● **RECORDS TO USE**
····················

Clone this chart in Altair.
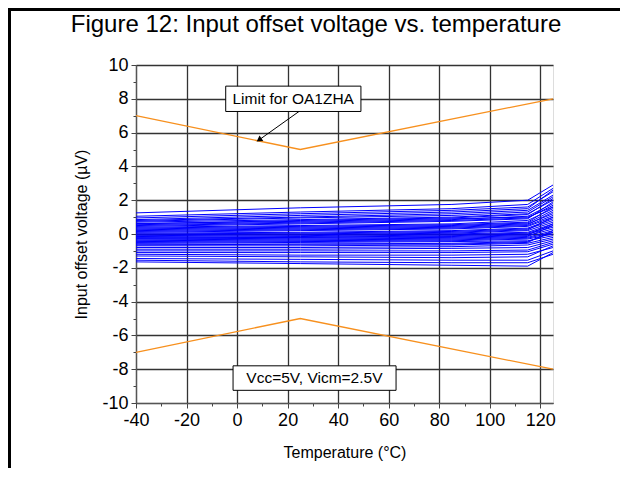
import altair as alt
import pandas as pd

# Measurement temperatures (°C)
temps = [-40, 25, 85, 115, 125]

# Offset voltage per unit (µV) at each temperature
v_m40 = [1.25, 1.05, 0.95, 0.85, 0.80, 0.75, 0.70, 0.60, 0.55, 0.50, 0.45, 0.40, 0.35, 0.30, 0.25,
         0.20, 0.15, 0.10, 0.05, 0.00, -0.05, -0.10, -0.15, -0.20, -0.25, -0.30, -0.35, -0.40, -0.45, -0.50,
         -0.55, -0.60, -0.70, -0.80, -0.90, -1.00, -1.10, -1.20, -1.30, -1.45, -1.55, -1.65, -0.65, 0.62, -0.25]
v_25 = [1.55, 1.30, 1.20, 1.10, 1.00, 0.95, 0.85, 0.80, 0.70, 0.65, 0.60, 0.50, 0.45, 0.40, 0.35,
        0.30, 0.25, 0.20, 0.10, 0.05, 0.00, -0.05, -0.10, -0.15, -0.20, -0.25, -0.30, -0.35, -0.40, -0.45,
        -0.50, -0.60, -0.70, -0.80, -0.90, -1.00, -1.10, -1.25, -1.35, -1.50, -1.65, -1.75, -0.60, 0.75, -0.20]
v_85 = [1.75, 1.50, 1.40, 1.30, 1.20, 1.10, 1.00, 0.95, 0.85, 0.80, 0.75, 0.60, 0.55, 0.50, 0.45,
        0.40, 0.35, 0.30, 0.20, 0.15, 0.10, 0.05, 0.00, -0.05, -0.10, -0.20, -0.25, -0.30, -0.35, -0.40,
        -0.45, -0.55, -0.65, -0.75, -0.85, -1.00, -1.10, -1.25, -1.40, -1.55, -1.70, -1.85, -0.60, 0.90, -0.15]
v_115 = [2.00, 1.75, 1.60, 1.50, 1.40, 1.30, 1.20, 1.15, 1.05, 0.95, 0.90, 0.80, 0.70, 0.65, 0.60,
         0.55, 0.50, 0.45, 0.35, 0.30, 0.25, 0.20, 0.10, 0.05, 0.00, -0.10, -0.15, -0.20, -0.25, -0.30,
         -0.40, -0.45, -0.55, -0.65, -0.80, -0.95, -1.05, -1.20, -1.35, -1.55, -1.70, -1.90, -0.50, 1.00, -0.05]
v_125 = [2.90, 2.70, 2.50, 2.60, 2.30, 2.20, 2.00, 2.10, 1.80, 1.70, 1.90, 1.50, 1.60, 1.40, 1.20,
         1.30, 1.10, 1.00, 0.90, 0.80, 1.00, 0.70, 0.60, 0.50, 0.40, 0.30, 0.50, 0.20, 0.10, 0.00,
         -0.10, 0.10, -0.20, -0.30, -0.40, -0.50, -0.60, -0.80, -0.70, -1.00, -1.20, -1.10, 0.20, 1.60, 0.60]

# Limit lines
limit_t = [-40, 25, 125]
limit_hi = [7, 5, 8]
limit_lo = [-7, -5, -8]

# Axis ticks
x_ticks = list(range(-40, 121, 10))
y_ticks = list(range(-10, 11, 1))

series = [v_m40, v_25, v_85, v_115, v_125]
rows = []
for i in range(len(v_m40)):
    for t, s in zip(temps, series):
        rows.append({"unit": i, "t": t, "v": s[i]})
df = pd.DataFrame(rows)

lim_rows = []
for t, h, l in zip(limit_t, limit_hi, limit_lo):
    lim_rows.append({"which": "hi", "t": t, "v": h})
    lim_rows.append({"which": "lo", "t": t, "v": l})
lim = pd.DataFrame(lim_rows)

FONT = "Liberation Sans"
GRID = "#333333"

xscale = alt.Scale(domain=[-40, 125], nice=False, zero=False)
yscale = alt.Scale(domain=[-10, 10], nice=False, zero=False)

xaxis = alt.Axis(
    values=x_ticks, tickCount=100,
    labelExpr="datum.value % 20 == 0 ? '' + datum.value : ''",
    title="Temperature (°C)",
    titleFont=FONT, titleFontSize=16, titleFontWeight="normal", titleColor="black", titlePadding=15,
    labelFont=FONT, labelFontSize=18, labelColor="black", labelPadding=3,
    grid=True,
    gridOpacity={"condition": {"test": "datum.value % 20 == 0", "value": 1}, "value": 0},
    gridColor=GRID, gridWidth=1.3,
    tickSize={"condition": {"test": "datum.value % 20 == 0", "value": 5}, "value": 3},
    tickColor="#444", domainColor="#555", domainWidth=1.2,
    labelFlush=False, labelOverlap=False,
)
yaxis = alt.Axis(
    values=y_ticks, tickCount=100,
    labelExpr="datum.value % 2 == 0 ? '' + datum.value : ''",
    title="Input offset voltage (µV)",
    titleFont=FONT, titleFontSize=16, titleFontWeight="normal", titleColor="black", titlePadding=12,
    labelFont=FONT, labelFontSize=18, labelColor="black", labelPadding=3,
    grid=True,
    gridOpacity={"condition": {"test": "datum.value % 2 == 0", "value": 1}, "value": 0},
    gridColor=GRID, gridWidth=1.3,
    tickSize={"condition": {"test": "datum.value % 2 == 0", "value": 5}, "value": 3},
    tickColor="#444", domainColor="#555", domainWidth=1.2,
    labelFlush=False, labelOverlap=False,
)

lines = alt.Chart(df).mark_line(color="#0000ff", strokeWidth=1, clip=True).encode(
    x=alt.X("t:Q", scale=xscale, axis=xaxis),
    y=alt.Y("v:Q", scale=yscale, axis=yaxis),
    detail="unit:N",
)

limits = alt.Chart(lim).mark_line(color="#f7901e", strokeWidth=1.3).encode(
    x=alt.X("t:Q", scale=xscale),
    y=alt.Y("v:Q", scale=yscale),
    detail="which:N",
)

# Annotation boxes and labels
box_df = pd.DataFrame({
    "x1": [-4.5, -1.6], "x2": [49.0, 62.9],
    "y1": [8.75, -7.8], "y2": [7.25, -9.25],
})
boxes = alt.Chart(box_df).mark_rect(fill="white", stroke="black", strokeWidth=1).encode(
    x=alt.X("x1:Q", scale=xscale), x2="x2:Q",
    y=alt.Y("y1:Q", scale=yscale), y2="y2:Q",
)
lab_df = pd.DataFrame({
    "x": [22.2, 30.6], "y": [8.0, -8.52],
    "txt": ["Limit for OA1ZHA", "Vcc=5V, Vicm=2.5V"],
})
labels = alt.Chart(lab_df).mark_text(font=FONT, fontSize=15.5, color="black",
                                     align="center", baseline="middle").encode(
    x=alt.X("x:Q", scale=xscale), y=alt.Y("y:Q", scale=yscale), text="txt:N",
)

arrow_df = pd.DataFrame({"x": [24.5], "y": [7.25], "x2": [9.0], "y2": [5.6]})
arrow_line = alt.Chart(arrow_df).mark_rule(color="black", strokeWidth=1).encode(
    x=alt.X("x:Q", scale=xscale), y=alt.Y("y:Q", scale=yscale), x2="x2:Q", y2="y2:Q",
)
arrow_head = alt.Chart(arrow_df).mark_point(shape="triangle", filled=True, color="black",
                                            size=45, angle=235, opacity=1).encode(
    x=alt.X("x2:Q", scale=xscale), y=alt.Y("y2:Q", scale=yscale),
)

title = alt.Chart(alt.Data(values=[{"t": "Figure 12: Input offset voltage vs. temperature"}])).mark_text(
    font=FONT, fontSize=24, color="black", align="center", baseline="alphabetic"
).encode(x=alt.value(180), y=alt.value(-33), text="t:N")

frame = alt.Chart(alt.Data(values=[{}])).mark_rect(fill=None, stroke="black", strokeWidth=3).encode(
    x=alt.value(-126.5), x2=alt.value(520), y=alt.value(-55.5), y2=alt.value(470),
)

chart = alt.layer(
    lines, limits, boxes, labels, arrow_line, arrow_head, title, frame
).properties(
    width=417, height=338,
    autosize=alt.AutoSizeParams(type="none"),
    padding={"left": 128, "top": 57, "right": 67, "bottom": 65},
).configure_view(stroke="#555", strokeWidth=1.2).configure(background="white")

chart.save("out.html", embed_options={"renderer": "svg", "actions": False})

····················

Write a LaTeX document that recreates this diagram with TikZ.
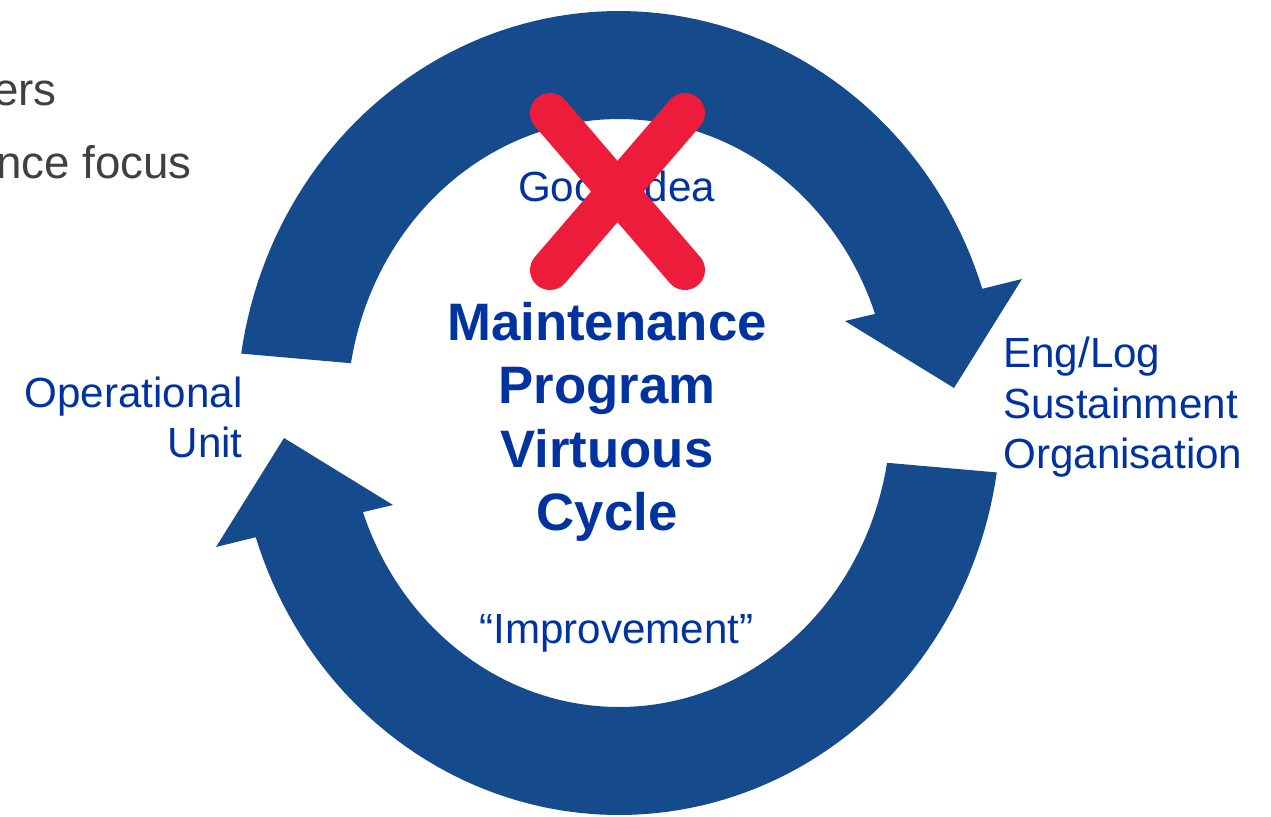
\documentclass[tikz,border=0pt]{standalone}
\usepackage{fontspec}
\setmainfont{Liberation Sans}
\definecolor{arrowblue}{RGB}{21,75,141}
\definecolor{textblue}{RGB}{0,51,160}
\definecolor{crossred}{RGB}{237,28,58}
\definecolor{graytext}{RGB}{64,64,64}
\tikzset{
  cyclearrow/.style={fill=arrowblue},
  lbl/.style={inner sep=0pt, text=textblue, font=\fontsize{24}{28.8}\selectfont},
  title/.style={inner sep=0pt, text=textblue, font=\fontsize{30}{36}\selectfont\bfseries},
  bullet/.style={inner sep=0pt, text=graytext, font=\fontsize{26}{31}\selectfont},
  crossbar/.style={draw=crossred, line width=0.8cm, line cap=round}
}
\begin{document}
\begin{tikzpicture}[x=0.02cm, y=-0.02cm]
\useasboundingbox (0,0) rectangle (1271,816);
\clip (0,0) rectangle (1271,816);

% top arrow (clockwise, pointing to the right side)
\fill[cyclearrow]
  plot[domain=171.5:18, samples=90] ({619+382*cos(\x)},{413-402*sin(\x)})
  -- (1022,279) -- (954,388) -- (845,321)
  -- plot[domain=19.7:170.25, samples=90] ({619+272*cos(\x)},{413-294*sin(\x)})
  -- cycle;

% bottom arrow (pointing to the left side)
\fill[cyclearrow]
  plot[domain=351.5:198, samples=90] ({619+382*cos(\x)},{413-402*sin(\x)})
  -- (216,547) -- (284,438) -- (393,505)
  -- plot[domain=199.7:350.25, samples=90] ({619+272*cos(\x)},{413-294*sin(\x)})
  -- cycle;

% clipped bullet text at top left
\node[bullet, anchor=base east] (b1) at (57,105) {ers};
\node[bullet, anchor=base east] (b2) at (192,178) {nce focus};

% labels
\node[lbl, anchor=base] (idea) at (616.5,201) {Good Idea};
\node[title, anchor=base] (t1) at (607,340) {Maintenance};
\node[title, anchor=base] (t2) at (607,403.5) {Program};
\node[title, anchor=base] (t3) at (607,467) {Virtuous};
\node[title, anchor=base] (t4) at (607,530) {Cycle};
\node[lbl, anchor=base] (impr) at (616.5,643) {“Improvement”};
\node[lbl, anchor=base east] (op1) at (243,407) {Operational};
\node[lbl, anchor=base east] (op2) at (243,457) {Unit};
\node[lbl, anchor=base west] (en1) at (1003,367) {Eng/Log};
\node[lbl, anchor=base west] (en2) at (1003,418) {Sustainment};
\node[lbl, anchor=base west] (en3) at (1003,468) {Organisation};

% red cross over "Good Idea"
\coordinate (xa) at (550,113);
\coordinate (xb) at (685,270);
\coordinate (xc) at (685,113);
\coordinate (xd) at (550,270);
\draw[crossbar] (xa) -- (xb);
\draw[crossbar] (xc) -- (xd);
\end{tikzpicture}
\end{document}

····················

● **TO BE DONE**
Pictures excluded, give again exactly and only the lines of the material above from the line with "Clone this chart in Altair." through the line with "temps = [-40, 25, 85, 115, 125]".

● **EXERCISE SOLUTION**
Clone this chart in Altair.
import altair as alt
import pandas as pd

# Measurement temperatures (°C)
temps = [-40, 25, 85, 115, 125]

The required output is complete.